Negative Differential Resistivity from Holography

TL;DR

This paper uses holography to theoretically reproduce negative differential resistivity in a strongly correlated quantum system, highlighting the role of pair creation and bound states in the transition from insulating to conducting phases.

Contribution

It presents a microscopic, holographic model of NDR that does not rely on phenomenological assumptions, incorporating heat reservoir interactions and bound state formation.

Findings

NDR appears above a critical electric field in the model

Pair creation of charge carriers is essential for NDR

Insulation is due to neutral bound states at low temperatures

Abstract

Negative differential resistivity (NDR) in a (3+1)-dimensional quantum system of strongly correlated charge carriers is theoretically reproduced by using the AdS/CFT correspondence.
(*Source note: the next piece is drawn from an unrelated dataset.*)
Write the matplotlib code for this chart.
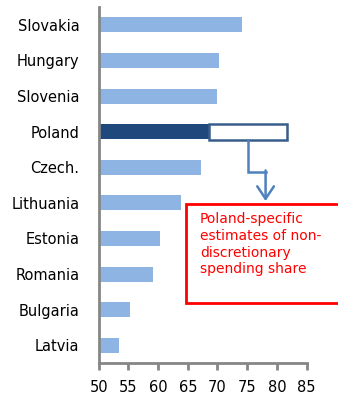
import matplotlib.pyplot as plt
from matplotlib.patches import Rectangle

# Share of non-discretionary spending, % of total
countries = ['Slovakia', 'Hungary', 'Slovenia', 'Poland', 'Czech.',
             'Lithuania', 'Estonia', 'Romania', 'Bulgaria', 'Latvia']
shares = [74.1, 70.3, 70.0, 68.5, 67.3, 63.8, 60.3, 59.1, 55.3, 53.5]
poland_estimate = [68.5, 81.75]   # range of Poland-specific estimates
x_ticks = [50, 55, 60, 65, 70, 75, 80, 85]

light = '#8DB4E2'
dark = '#1F497D'
arrow_col = '#4F81BD'
font = 'DejaVu Sans'

fig = plt.figure(figsize=(3.38, 3.95), dpi=100)
ax = fig.add_axes([0.292, 0.081, 0.615, 0.901])

pos = list(range(len(countries)))
colors = [dark if c == 'Poland' else light for c in countries]
ax.barh(pos, [s - 50 for s in shares], left=50, height=0.42,
        color=colors, edgecolor='none', zorder=2)

# white box for the Poland-specific estimate range
ip = countries.index('Poland')
ax.barh(ip, poland_estimate[1] - poland_estimate[0], left=poland_estimate[0],
        height=0.44, color='white', edgecolor='#385D8A', linewidth=1.8, zorder=3)

# elbow arrow from the estimate box down to the note
x0 = sum(poland_estimate) / 2
x1 = 78.1
y_box = ip + 0.22
y_mid = 4.12
y_tip = 4.95
ax.plot([x0, x0, x1], [y_box, y_mid, y_mid], color=arrow_col, lw=1.8,
        solid_joinstyle='miter', zorder=4, clip_on=False)
ax.annotate('', xy=(x1, y_tip), xytext=(x1, y_mid - 0.03),
            arrowprops=dict(arrowstyle='->, head_width=0.6, head_length=0.9',
                            color=arrow_col, lw=1.8, shrinkA=0, shrinkB=0),
            annotation_clip=False, zorder=4)

ax.set_xlim(50, 85)
ax.set_ylim(9.5, -0.5)
ax.set_xticks(x_ticks)
ax.set_xticklabels([str(t) for t in x_ticks], fontsize=10.5, family=font)
ax.set_yticks(pos)
ax.set_yticklabels(countries, fontsize=10.5, family=font)

for side in ['top', 'right']:
    ax.spines[side].set_visible(False)
for side in ['left', 'bottom']:
    ax.spines[side].set_color('#868686')
    ax.spines[side].set_linewidth(2)
ax.tick_params(axis='y', length=0, pad=14)
ax.tick_params(axis='x', length=5, width=2, color='#868686', pad=7)

# red note box (runs off the right edge)
fig.patches.append(Rectangle((186 / 338, 1 - 303 / 395), 160 / 338, 99 / 395,
                             transform=fig.transFigure, facecolor='white',
                             edgecolor='#FF0000', linewidth=2, zorder=5))
fig.text(200 / 338, 1 - 212 / 395,
         'Poland-specific\nestimates of non-\ndiscretionary\nspending share',
         color='#FF0000', fontsize=10, family=font, va='top', ha='left',
         linespacing=1.25, zorder=6)

fig.savefig('out.png', dpi=100)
Our system is microscopically defined, and the analysis does not rely on any phenomenological models of NDR mechanism. The interaction between the heat reservoir and the nonequilibrium charge carriers is also taken into account. The system realizes insulation due to the formation of the neutral bound states of the charge carriers at low temperatures. However, the insulation is broken and the field-induced conductor phase appears by applying the external electric field greater than the critical value. We find that the NDR appears right above the critical electric field in this phase, and the pair creation of the charge carriers is crucial to realize the NDR. The present result suggests a possibility to observe a similar NDR in excitonic insulators or in the strongly interacting quark-gluon plasma, where the insulation originates in the formation of the neutral bound states.